Problem details: Everything from the first line of the data through the line with "black_vals = [28.7, 19.3, 47.6, 3.5]" is to be echoed exactly, minus the pictures.

╭─ Data excerpt

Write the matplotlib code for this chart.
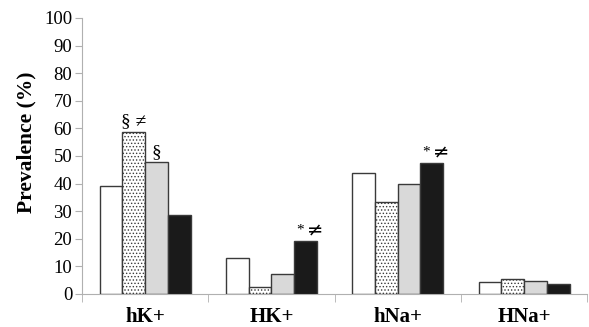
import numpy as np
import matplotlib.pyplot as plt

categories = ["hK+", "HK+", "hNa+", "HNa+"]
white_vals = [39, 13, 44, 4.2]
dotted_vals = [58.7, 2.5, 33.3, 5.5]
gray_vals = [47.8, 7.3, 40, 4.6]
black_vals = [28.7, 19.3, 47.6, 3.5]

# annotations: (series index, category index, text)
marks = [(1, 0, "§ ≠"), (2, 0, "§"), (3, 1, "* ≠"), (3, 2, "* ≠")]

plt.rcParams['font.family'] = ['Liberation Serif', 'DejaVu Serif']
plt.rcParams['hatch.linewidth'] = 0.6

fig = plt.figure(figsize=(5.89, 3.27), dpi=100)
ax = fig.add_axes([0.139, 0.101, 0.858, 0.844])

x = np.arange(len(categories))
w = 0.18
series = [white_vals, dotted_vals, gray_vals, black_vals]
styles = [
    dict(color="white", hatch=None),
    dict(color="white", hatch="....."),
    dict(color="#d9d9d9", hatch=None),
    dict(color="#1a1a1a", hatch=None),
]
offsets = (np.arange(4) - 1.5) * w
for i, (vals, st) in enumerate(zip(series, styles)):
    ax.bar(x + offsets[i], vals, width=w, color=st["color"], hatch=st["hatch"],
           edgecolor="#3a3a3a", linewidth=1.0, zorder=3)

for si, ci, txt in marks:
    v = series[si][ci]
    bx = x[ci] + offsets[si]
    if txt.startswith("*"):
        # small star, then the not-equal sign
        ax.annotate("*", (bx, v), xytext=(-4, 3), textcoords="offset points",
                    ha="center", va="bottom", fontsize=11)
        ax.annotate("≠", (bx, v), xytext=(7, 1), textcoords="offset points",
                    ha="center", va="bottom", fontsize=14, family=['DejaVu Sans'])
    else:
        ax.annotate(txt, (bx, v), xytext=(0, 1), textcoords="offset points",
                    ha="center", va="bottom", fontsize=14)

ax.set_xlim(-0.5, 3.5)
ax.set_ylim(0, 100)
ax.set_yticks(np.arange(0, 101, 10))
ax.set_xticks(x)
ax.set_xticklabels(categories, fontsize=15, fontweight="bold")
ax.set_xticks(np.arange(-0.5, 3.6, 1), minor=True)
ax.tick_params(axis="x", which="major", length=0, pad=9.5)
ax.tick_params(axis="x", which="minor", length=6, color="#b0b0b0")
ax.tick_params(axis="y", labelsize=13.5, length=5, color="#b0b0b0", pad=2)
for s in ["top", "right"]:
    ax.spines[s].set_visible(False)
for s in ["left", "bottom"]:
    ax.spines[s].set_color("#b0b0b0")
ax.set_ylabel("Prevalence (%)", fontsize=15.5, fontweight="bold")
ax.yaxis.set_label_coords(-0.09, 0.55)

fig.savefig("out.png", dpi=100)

╰─

Final result:
Write the matplotlib code for this chart.
import numpy as np
import matplotlib.pyplot as plt

categories = ["hK+", "HK+", "hNa+", "HNa+"]
white_vals = [39, 13, 44, 4.2]
dotted_vals = [58.7, 2.5, 33.3, 5.5]
gray_vals = [47.8, 7.3, 40, 4.6]
black_vals = [28.7, 19.3, 47.6, 3.5]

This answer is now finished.